Restate the listing below word for word, omitting any images.

┄┄┄┄┄┄

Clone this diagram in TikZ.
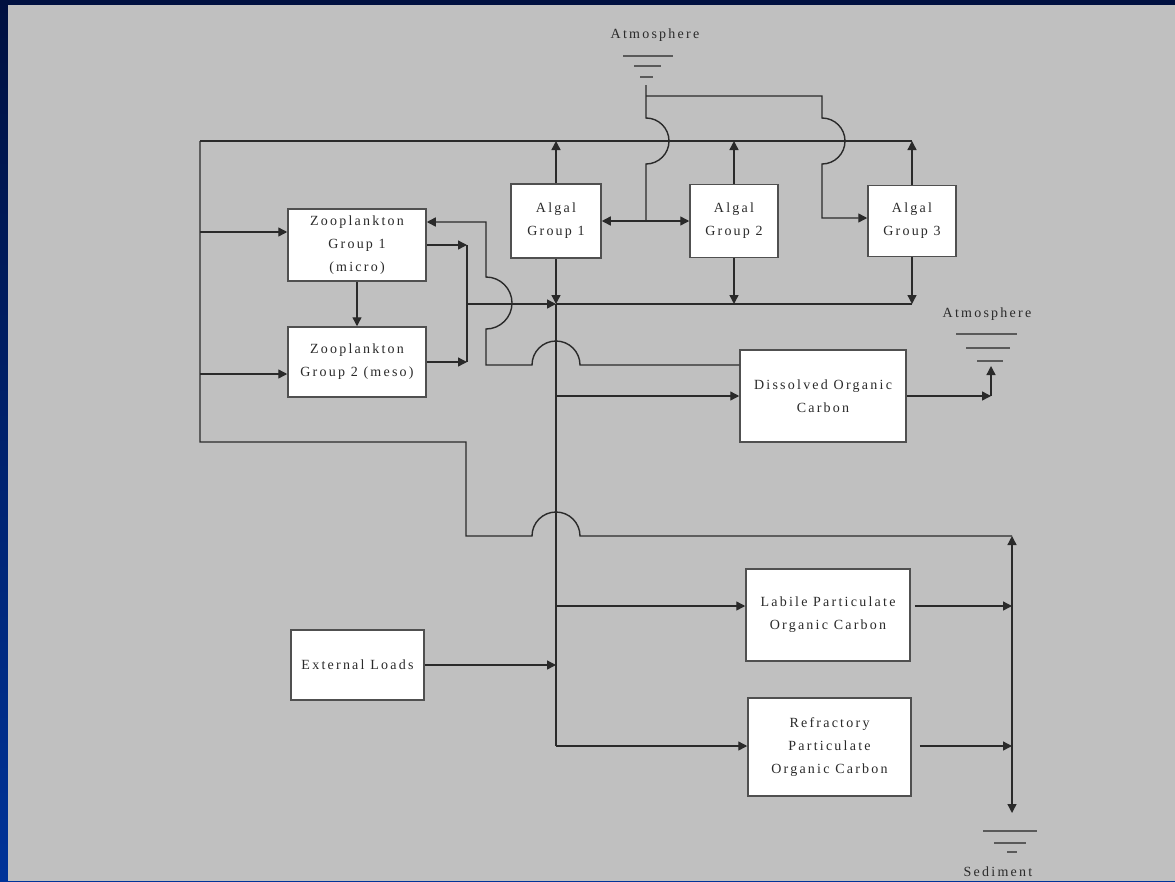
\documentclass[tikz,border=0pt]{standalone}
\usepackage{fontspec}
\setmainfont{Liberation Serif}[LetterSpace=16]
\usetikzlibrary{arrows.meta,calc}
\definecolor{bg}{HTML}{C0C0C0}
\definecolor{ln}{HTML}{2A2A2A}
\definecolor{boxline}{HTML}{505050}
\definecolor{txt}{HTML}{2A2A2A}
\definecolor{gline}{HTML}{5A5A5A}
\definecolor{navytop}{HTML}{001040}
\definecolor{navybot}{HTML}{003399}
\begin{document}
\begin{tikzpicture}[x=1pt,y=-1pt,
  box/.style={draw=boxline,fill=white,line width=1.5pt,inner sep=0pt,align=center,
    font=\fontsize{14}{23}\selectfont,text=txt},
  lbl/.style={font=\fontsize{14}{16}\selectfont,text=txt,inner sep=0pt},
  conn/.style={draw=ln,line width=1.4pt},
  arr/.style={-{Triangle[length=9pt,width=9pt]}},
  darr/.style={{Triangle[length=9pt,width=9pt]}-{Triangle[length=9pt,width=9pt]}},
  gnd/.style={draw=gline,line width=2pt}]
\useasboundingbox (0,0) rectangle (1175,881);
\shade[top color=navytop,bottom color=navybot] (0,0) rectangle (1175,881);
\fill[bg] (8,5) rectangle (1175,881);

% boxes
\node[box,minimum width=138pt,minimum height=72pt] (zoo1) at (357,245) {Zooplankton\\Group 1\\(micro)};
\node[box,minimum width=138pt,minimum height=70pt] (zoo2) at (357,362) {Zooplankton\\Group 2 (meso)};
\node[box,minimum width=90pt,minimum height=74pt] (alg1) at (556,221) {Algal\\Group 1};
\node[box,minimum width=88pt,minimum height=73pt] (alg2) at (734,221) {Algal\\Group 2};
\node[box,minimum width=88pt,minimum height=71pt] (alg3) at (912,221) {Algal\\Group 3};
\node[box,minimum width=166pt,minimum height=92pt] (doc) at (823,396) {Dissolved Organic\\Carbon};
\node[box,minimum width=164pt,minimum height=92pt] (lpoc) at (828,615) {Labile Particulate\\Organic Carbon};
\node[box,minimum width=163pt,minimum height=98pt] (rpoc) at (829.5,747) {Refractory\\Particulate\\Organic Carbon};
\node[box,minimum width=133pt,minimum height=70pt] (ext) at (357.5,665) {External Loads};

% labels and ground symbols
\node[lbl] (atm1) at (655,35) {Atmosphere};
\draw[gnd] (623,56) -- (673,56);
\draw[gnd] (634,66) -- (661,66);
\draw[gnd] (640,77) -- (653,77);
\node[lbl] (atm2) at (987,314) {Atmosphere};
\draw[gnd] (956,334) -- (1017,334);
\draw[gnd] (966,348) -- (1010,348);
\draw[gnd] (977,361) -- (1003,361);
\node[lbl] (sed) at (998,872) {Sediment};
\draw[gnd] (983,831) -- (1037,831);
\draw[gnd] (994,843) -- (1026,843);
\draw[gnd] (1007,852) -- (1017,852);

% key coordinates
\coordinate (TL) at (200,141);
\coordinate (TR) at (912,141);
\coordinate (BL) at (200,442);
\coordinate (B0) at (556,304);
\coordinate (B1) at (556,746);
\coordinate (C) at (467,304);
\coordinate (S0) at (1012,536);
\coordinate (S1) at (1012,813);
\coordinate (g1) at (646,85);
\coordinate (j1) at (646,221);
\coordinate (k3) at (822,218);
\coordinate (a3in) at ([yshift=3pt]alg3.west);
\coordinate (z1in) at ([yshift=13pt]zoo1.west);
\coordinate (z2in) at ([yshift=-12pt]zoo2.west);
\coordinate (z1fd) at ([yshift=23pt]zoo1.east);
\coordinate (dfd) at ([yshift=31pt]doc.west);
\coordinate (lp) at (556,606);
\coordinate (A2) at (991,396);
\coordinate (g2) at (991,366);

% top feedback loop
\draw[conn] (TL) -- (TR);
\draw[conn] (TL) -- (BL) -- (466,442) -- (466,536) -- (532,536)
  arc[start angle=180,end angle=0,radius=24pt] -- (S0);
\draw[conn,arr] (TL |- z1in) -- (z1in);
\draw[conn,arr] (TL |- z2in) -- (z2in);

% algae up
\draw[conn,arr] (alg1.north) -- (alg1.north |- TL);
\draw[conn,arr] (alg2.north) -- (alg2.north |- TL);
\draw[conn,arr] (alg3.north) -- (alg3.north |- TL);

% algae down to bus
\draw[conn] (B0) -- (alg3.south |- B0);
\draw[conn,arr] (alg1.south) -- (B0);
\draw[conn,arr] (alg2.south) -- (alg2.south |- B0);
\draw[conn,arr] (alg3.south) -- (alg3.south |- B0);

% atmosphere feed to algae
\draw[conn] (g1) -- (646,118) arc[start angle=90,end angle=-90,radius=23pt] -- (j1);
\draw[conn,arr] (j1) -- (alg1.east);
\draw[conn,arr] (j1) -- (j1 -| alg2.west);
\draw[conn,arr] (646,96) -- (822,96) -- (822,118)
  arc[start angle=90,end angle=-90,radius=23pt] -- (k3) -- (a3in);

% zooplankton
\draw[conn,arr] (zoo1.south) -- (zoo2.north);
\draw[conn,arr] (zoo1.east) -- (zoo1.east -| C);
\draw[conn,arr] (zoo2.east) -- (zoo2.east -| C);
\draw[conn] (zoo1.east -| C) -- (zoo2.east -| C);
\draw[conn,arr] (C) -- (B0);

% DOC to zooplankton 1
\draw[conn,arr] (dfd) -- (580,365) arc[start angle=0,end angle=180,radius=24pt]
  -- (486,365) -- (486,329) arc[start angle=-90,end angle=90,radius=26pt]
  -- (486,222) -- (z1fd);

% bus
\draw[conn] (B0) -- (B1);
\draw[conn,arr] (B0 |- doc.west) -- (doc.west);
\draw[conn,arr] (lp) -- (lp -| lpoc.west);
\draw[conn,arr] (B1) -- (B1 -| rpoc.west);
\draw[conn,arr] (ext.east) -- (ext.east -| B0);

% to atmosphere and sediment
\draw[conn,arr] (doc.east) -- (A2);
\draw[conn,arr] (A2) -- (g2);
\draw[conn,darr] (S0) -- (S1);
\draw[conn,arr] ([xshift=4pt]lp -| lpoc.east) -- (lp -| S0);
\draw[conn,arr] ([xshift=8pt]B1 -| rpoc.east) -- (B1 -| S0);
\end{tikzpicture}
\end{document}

┄┄┄┄┄┄

● **SOLUTION FOR THIS PROBLEM**:
Clone this diagram in TikZ.
\documentclass[tikz,border=0pt]{standalone}
\usepackage{fontspec}
\setmainfont{Liberation Serif}[LetterSpace=16]
\usetikzlibrary{arrows.meta,calc}
\definecolor{bg}{HTML}{C0C0C0}
\definecolor{ln}{HTML}{2A2A2A}
\definecolor{boxline}{HTML}{505050}
\definecolor{txt}{HTML}{2A2A2A}
\definecolor{gline}{HTML}{5A5A5A}
\definecolor{navytop}{HTML}{001040}
\definecolor{navybot}{HTML}{003399}
\begin{document}
\begin{tikzpicture}[x=1pt,y=-1pt,
  box/.style={draw=boxline,fill=white,line width=1.5pt,inner sep=0pt,align=center,
    font=\fontsize{14}{23}\selectfont,text=txt},
  lbl/.style={font=\fontsize{14}{16}\selectfont,text=txt,inner sep=0pt},
  conn/.style={draw=ln,line width=1.4pt},
  arr/.style={-{Triangle[length=9pt,width=9pt]}},
  darr/.style={{Triangle[length=9pt,width=9pt]}-{Triangle[length=9pt,width=9pt]}},
  gnd/.style={draw=gline,line width=2pt}]
\useasboundingbox (0,0) rectangle (1175,881);
\shade[top color=navytop,bottom color=navybot] (0,0) rectangle (1175,881);
\fill[bg] (8,5) rectangle (1175,881);

% boxes
\node[box,minimum width=138pt,minimum height=72pt] (zoo1) at (357,245) {Zooplankton\\Group 1\\(micro)};
\node[box,minimum width=138pt,minimum height=70pt] (zoo2) at (357,362) {Zooplankton\\Group 2 (meso)};
\node[box,minimum width=90pt,minimum height=74pt] (alg1) at (556,221) {Algal\\Group 1};
\node[box,minimum width=88pt,minimum height=73pt] (alg2) at (734,221) {Algal\\Group 2};
\node[box,minimum width=88pt,minimum height=71pt] (alg3) at (912,221) {Algal\\Group 3};
\node[box,minimum width=166pt,minimum height=92pt] (doc) at (823,396) {Dissolved Organic\\Carbon};
\node[box,minimum width=164pt,minimum height=92pt] (lpoc) at (828,615) {Labile Particulate\\Organic Carbon};
\node[box,minimum width=163pt,minimum height=98pt] (rpoc) at (829.5,747) {Refractory\\Particulate\\Organic Carbon};
\node[box,minimum width=133pt,minimum height=70pt] (ext) at (357.5,665) {External Loads};

% labels and ground symbols
\node[lbl] (atm1) at (655,35) {Atmosphere};
\draw[gnd] (623,56) -- (673,56);
\draw[gnd] (634,66) -- (661,66);
\draw[gnd] (640,77) -- (653,77);
\node[lbl] (atm2) at (987,314) {Atmosphere};
\draw[gnd] (956,334) -- (1017,334);
\draw[gnd] (966,348) -- (1010,348);
\draw[gnd] (977,361) -- (1003,361);
\node[lbl] (sed) at (998,872) {Sediment};
\draw[gnd] (983,831) -- (1037,831);
\draw[gnd] (994,843) -- (1026,843);
\draw[gnd] (1007,852) -- (1017,852);

% key coordinates
\coordinate (TL) at (200,141);
\coordinate (TR) at (912,141);
\coordinate (BL) at (200,442);
\coordinate (B0) at (556,304);
\coordinate (B1) at (556,746);
\coordinate (C) at (467,304);
\coordinate (S0) at (1012,536);
\coordinate (S1) at (1012,813);
\coordinate (g1) at (646,85);
\coordinate (j1) at (646,221);
\coordinate (k3) at (822,218);
\coordinate (a3in) at ([yshift=3pt]alg3.west);
\coordinate (z1in) at ([yshift=13pt]zoo1.west);
\coordinate (z2in) at ([yshift=-12pt]zoo2.west);
\coordinate (z1fd) at ([yshift=23pt]zoo1.east);
\coordinate (dfd) at ([yshift=31pt]doc.west);
\coordinate (lp) at (556,606);
\coordinate (A2) at (991,396);
\coordinate (g2) at (991,366);

% top feedback loop
\draw[conn] (TL) -- (TR);
\draw[conn] (TL) -- (BL) -- (466,442) -- (466,536) -- (532,536)
  arc[start angle=180,end angle=0,radius=24pt] -- (S0);
\draw[conn,arr] (TL |- z1in) -- (z1in);
\draw[conn,arr] (TL |- z2in) -- (z2in);

% algae up
\draw[conn,arr] (alg1.north) -- (alg1.north |- TL);
\draw[conn,arr] (alg2.north) -- (alg2.north |- TL);
\draw[conn,arr] (alg3.north) -- (alg3.north |- TL);

% algae down to bus
\draw[conn] (B0) -- (alg3.south |- B0);
\draw[conn,arr] (alg1.south) -- (B0);
\draw[conn,arr] (alg2.south) -- (alg2.south |- B0);
\draw[conn,arr] (alg3.south) -- (alg3.south |- B0);

% atmosphere feed to algae
\draw[conn] (g1) -- (646,118) arc[start angle=90,end angle=-90,radius=23pt] -- (j1);
\draw[conn,arr] (j1) -- (alg1.east);
\draw[conn,arr] (j1) -- (j1 -| alg2.west);
\draw[conn,arr] (646,96) -- (822,96) -- (822,118)
  arc[start angle=90,end angle=-90,radius=23pt] -- (k3) -- (a3in);

% zooplankton
\draw[conn,arr] (zoo1.south) -- (zoo2.north);
\draw[conn,arr] (zoo1.east) -- (zoo1.east -| C);
\draw[conn,arr] (zoo2.east) -- (zoo2.east -| C);
\draw[conn] (zoo1.east -| C) -- (zoo2.east -| C);
\draw[conn,arr] (C) -- (B0);

% DOC to zooplankton 1
\draw[conn,arr] (dfd) -- (580,365) arc[start angle=0,end angle=180,radius=24pt]
  -- (486,365) -- (486,329) arc[start angle=-90,end angle=90,radius=26pt]
  -- (486,222) -- (z1fd);

% bus
\draw[conn] (B0) -- (B1);
\draw[conn,arr] (B0 |- doc.west) -- (doc.west);
\draw[conn,arr] (lp) -- (lp -| lpoc.west);
\draw[conn,arr] (B1) -- (B1 -| rpoc.west);
\draw[conn,arr] (ext.east) -- (ext.east -| B0);

% to atmosphere and sediment
\draw[conn,arr] (doc.east) -- (A2);
\draw[conn,arr] (A2) -- (g2);
\draw[conn,darr] (S0) -- (S1);
\draw[conn,arr] ([xshift=4pt]lp -| lpoc.east) -- (lp -| S0);
\draw[conn,arr] ([xshift=8pt]B1 -| rpoc.east) -- (B1 -| S0);
\end{tikzpicture}
\end{document}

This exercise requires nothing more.